The bar includes a Fruity Pebbles milk punch, a Krispy Kreme-infused rye cocktail called Coffee and a Donut and a house V8 Bloody Mary, plus rotating seasonal nonalcoholic juices. The room features wood and leather finishes, bold murals and a floral installation running the length of the bar.

Inside Milane’s. Photo courtesy of Milane’s.

Photo courtesy of Milane’s.

The husband-and-wife team behind Milane’s Mobile food truck has opened a brick-and-mortar spot in McKees Rocks.

The space leans into a 1950s Havana alleyway vibe, with handpainted murals and faux windows and doors. The menu draws from family recipes — a Cuban sandwich on housemade bread with 12-hour roasted pork, a completa with rice, black beans, picadillo, and fried plantains and empanadas made using the owner’s mother’s dough recipe.

Brookline Boulevard just got a new spot for noodle lovers. Asahi Ramen serves classic Japanese ramen in a casual setting, with a menu centered on tonkotsu and Tokyo-style bowls, alongside dumplings and small bites.
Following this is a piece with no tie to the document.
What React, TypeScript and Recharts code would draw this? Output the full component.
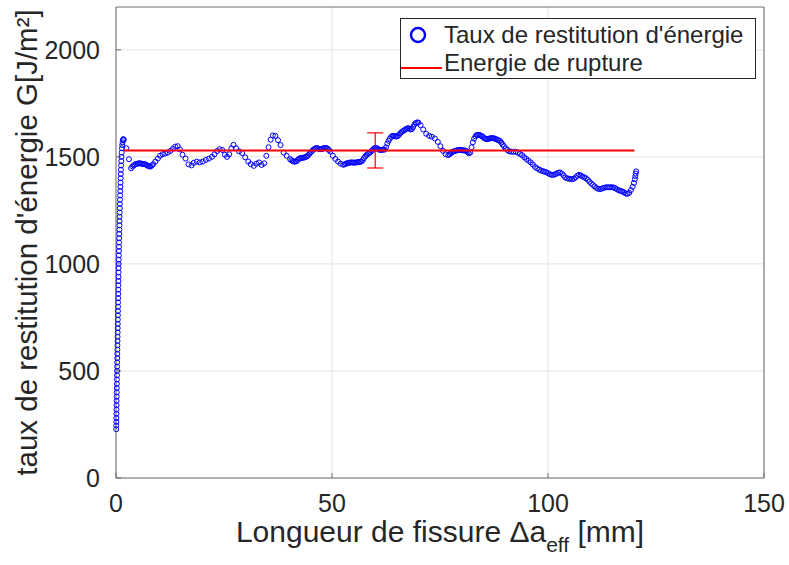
// Energy release rate vs effective crack length, MATLAB-style figure redrawn with recharts.
import { ErrorBar, Legend, Scatter, ScatterChart, XAxis, YAxis, CartesianGrid } from "recharts";

// [Δa_eff (mm), G (J/m²)]
const RESTITUTION: [number, number][] = [
  [0.05, 228], [0.06, 245], [0.08, 262], [0.09, 280], [0.1, 300], [0.11, 320], [0.13, 340], [0.14, 360],
  [0.15, 380], [0.17, 400], [0.18, 420], [0.2, 440], [0.21, 460], [0.23, 480], [0.24, 500], [0.26, 520],
  [0.27, 540], [0.29, 560], [0.3, 580], [0.32, 600], [0.33, 620], [0.35, 640], [0.36, 660], [0.38, 680],
  [0.39, 700], [0.41, 720], [0.42, 740], [0.44, 760], [0.45, 780], [0.47, 800], [0.48, 820], [0.5, 840],
  [0.51, 860], [0.53, 880], [0.54, 900], [0.56, 920], [0.57, 940], [0.59, 960], [0.6, 980], [0.62, 1000],
  [0.64, 1020], [0.66, 1040], [0.68, 1060], [0.7, 1080], [0.72, 1100], [0.74, 1120], [0.76, 1140], [0.78, 1160],
  [0.8, 1180], [0.82, 1200], [0.84, 1220], [0.86, 1240], [0.88, 1260], [0.9, 1280], [0.93, 1300], [0.96, 1320],
  [0.99, 1340], [1.02, 1360], [1.05, 1380], [1.08, 1400], [1.11, 1420], [1.14, 1440], [1.18, 1460], [1.22, 1480],
  [1.27, 1500], [1.32, 1520], [1.38, 1540], [1.45, 1555], [1.52, 1568], [1.6, 1578], [1.7, 1583], [1.8, 1580],
  [2.4, 1540], [3.0, 1489], [3.5, 1447],
  [3.8, 1455], [4.1, 1460], [4.4, 1464], [4.7, 1467], [5.0, 1468], [5.3, 1470], [5.6, 1470], [5.9, 1468],
  [6.2, 1466], [6.5, 1466], [6.8, 1465], [7.1, 1462], [7.4, 1458], [7.7, 1455], [8.0, 1455], [8.3, 1460], [8.6, 1466],
  [9.1, 1478], [9.7, 1492], [10.2, 1505], [10.8, 1512], [11.4, 1516], [12.0, 1520], [12.6, 1528], [13.2, 1538],
  [13.7, 1548], [14.3, 1550], [14.8, 1535], [15.4, 1510], [16.1, 1492], [16.8, 1465], [17.5, 1460], [18.0, 1472],
  [18.7, 1478], [19.4, 1474], [20.1, 1478], [20.8, 1486], [21.5, 1492], [22.2, 1500], [22.8, 1512], [23.4, 1527],
  [24.0, 1536], [24.6, 1532], [25.2, 1510], [25.7, 1500], [26.2, 1512], [26.7, 1540], [27.2, 1556], [27.8, 1540],
  [28.5, 1526], [29.2, 1518], [29.9, 1498], [30.6, 1478], [31.2, 1466], [31.9, 1458], [32.5, 1468], [33.1, 1474],
  [33.7, 1462], [34.3, 1470], [34.8, 1505], [35.3, 1545], [35.8, 1580], [36.3, 1600], [36.9, 1598], [37.5, 1578],
  [38.1, 1555], [38.8, 1520], [39.5, 1505],
  [40.3, 1489], [40.6, 1484], [40.9, 1480], [41.2, 1478], [41.5, 1478], [41.8, 1480], [42.1, 1486], [42.4, 1492],
  [42.7, 1494], [43.0, 1495], [43.3, 1496], [43.6, 1497], [43.9, 1500], [44.2, 1502], [44.5, 1508], [44.8, 1515],
  [45.1, 1522], [45.4, 1528], [45.7, 1534], [46.0, 1538], [46.3, 1541], [46.6, 1541], [46.9, 1538], [47.2, 1536],
  [47.5, 1536], [47.8, 1538], [48.1, 1541], [48.4, 1542], [48.7, 1541], [49.0, 1538], [49.3, 1532], [49.6, 1525],
  [50.2, 1505], [50.8, 1490], [51.4, 1478], [52.0, 1468], [52.6, 1463],
  [52.9, 1465], [53.2, 1468], [53.5, 1470], [53.8, 1472], [54.1, 1473], [54.4, 1474], [54.7, 1474], [55.0, 1473],
  [55.3, 1473], [55.6, 1474], [55.9, 1475], [56.2, 1476], [56.5, 1477], [56.8, 1478], [57.1, 1484], [57.4, 1494],
  [57.7, 1502], [58.0, 1508], [58.3, 1514], [58.6, 1518], [58.9, 1522], [59.2, 1528], [59.5, 1535], [59.8, 1540],
  [60.1, 1542], [60.4, 1540], [60.7, 1536], [61.0, 1533], [61.3, 1532], [61.6, 1533], [61.9, 1534], [62.2, 1534],
  [62.5, 1545], [62.8, 1562], [63.1, 1575], [63.4, 1585], [63.7, 1594], [64.0, 1598], [64.3, 1598], [64.6, 1596],
  [64.9, 1595], [65.2, 1597], [65.5, 1603], [65.8, 1610], [66.1, 1616], [66.4, 1620], [66.7, 1624], [67.0, 1628],
  [67.3, 1632], [67.6, 1634], [67.9, 1632], [68.2, 1628], [68.5, 1630], [68.8, 1640], [69.1, 1652], [69.4, 1658],
  [69.7, 1661], [70.0, 1660],
  [70.5, 1648], [71.1, 1628], [71.8, 1608], [72.5, 1598], [73.1, 1594], [73.8, 1586], [74.5, 1570], [75.1, 1550],
  [75.7, 1528], [76.3, 1512], [76.9, 1508],
  [77.2, 1512], [77.5, 1517], [77.8, 1522], [78.1, 1525], [78.4, 1527], [78.7, 1529], [79.0, 1531], [79.3, 1532],
  [79.6, 1533], [79.9, 1532], [80.2, 1531], [80.5, 1530], [80.8, 1530], [81.1, 1527], [81.4, 1522], [81.7, 1517],
  [82.0, 1520], [82.3, 1545], [82.6, 1568], [82.9, 1585], [83.2, 1596], [83.5, 1602], [83.8, 1603], [84.1, 1602],
  [84.4, 1600], [84.7, 1597], [85.0, 1592], [85.3, 1587], [85.6, 1584], [85.9, 1583], [86.2, 1584], [86.5, 1586],
  [86.8, 1587], [87.1, 1588], [87.4, 1587], [87.7, 1585], [88.0, 1582], [88.3, 1580], [88.6, 1577], [88.9, 1574],
  [89.2, 1566], [89.5, 1558], [89.8, 1550],
  [90.2, 1540], [90.6, 1532], [91.0, 1526], [91.5, 1524], [92.0, 1524], [92.5, 1524], [93.0, 1520], [93.5, 1514],
  [94.0, 1508], [94.5, 1498], [95.0, 1490], [95.5, 1482], [96.0, 1474], [96.5, 1464], [97.0, 1453], [97.5, 1446],
  [98.0, 1440],
  [98.4, 1436], [98.8, 1433], [99.2, 1431], [99.6, 1428], [100.0, 1424], [100.4, 1419], [100.8, 1416], [101.2, 1416],
  [101.6, 1418], [102.0, 1422], [102.4, 1426], [102.8, 1427], [103.2, 1422], [103.6, 1413], [104.0, 1404], [104.4, 1400],
  [104.8, 1398], [105.2, 1397], [105.6, 1396], [106.0, 1398], [106.4, 1404], [106.8, 1412], [107.2, 1416], [107.6, 1413],
  [108.0, 1408], [108.4, 1404], [108.8, 1400], [109.2, 1393], [109.6, 1384], [110.0, 1376], [110.4, 1369], [110.8, 1362],
  [111.2, 1355], [111.6, 1351], [112.0, 1349], [112.4, 1351], [112.8, 1355], [113.2, 1357], [113.6, 1358], [114.0, 1358],
  [114.4, 1358], [114.8, 1358], [115.2, 1357], [115.6, 1353], [116.0, 1348], [116.4, 1344], [116.8, 1341], [117.2, 1338],
  [117.6, 1334], [118.0, 1329], [118.4, 1327], [118.8, 1332], [119.2, 1345], [119.6, 1360], [119.9, 1378], [120.1, 1395],
  [120.2, 1410], [120.3, 1422], [120.4, 1432],
];

// fracture energy (horizontal line) and its scatter at Δa = 60 mm
const RUPTURE_X = [1.8, 120];
const RUPTURE_G = 1530;
const ERROR_X = 60;
const ERROR_HALF = 82;

const X_TICKS = [0, 50, 100, 150];
const Y_TICKS = [0, 500, 1000, 1500, 2000];

const LEGEND_LABELS = ["Taux de restitution d'énergie", "Energie de rupture"];

const FONT = "'Liberation Sans', Arial, Helvetica, sans-serif";
const TEXT = "#262626";
const AXIS = "#6e6e6e";
const BLUE = "#0000ff";
const RED = "#ff0000";

const pointData = RESTITUTION.map(([x, y]) => ({ x, y }));
const ruptureData = RUPTURE_X.map((x) => ({ x, y: RUPTURE_G }));
const errorData = [{ x: ERROR_X, y: RUPTURE_G, err: ERROR_HALF }];

const OpenCircle = (props: any) => (
  <circle cx={props.cx} cy={props.cy} r={2.5} fill="none" stroke={BLUE} strokeWidth={1} />
);
const NoMarker = () => <g />;

function LegendBox() {
  return (
    <svg width={357} height={62} style={{ display: "block" }}>
      <rect x={0.5} y={0.5} width={355} height={60} fill="#fff" stroke={TEXT} strokeWidth={1} />
      <circle cx={18} cy={17} r={7} fill="none" stroke={BLUE} strokeWidth={2.4} />
      <text x={44} y={24.5} fontSize={24} fontFamily={FONT} fill={TEXT}>
        {LEGEND_LABELS[0]}
      </text>
      <line x1={1} x2={42} y1={50} y2={50} stroke={RED} strokeWidth={2} />
      <text x={44} y={53} fontSize={24} fontFamily={FONT} fill={TEXT}>
        {LEGEND_LABELS[1]}
      </text>
    </svg>
  );
}

const XLabel = () => (
  <text x={440} y={542} textAnchor="middle" fontSize={30} fontFamily={FONT} fill={TEXT}>
    Longueur de fissure Δa
    <tspan fontSize={21} dy={10}>eff</tspan>
    <tspan dy={-10}> [mm]</tspan>
  </text>
);

const YLabel = () => (
  <text
    x={37}
    y={242.5}
    transform="rotate(-90 37 242.5)"
    textAnchor="middle"
    fontSize={29.5}
    fontFamily={FONT}
    fill={TEXT}
  >
    taux de restitution d'énergie G[J/m²]
  </text>
);

export default function App() {
  const tickStyle = { fontSize: 25, fontFamily: FONT, fill: TEXT };
  return (
    <div style={{ position: "absolute", left: 0, top: 0, width: 789, height: 565, background: "#fff" }}>
      <ScatterChart width={789} height={565} margin={{ top: 6, right: 24, bottom: 0, left: 0 }}>
        <CartesianGrid stroke="#e3e3e3" strokeWidth={1} horizontalValues={Y_TICKS} verticalValues={X_TICKS} />
        <XAxis
          type="number"
          dataKey="x"
          domain={[0, 150]}
          ticks={X_TICKS}
          height={87}
          tickSize={-5}
          tickMargin={21}
          stroke={AXIS}
          tick={tickStyle}
          label={<XLabel />}
        />
        <XAxis
          xAxisId="top"
          orientation="top"
          type="number"
          domain={[0, 150]}
          ticks={X_TICKS}
          height={1}
          tickSize={-5}
          stroke={AXIS}
          tick={false}
        />
        <YAxis
          type="number"
          dataKey="y"
          domain={[0, 2200]}
          ticks={Y_TICKS}
          width={116}
          tickSize={-5}
          tickMargin={21}
          stroke={AXIS}
          tick={tickStyle}
          label={<YLabel />}
        />
        <YAxis
          yAxisId="right"
          orientation="right"
          type="number"
          domain={[0, 2200]}
          ticks={Y_TICKS}
          width={1}
          tickSize={-5}
          stroke={AXIS}
          tick={false}
        />
        <Scatter
          data={pointData}
          shape={OpenCircle}
          isAnimationActive={false}
          legendType="circle"
        />
        <Scatter
          data={ruptureData}
          line={{ stroke: RED, strokeWidth: 2 }}
          shape={NoMarker}
          isAnimationActive={false}
        />
        <Scatter data={errorData} shape={NoMarker} isAnimationActive={false}>
          <ErrorBar dataKey="err" direction="y" width={8} stroke={RED} strokeWidth={1.2} />
        </Scatter>
        <Legend
          layout="horizontal"
          align="center"
          verticalAlign="middle"
          content={() => <LegendBox />}
          wrapperStyle={{ position: "absolute", left: 400, top: 18, width: 357, height: 62 }}
        />
      </ScatterChart>
    </div>
  );
}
Photo courtesy of Pizzaiolo Primo.

Pizzaiolo Primo is expanding east with a new location in Murrysville. The menu focuses on Neapolitan-style pizzas, housemade pastas and rustic Italian fare, with a wood-fired oven imported from Italy anchoring the space.

Socotra Cafe & Grill has opened on Brookline Boulevard, bringing a Yemeni-style coffeehouse and full kitchen to the neighborhood.

The menu ranges from Adeni tea and pistachio lattes to honey-drizzled pastries, alongside heartier dishes like shawarma, falafel and rice plates including lamb haneeth and zurbian.

Closings

Jean-Marc Chatellier in his Millvale shop in 2014. Photo by Brian Cohen.

Photo courtesy of Jean-Marc Chatellier’s French Bakery.

After more than three decades of croissants, baguettes, and buttery Breton pastries, Jean-Marc Chatellier’s French Bakery closed its Millvale shop in late February. The beloved neighborhood bakery opened in 1992 and built a devoted following for its traditional French breads, delicate pastries and cakes made by French-born baker Jean-Marc Chatellier. The final weekend drew long lines of customers hoping to grab one last croissant before the ovens shut down for good.

The Sly Fox Brewing pub at The Highline has closed after about three years, citing evolving market conditions. The Downtown location remains open.

The Club Cafe Coffeehouse, a daytime café launched inside the longtime South Side music venue last fall, has closed after about five months in operation. Ownership announced the closure in March to refocus on Club Cafe’s core live music programming.

The longtime breakfast spot Eggs-R-Us has closed after about 20 years in business, ending its run as a West End staple.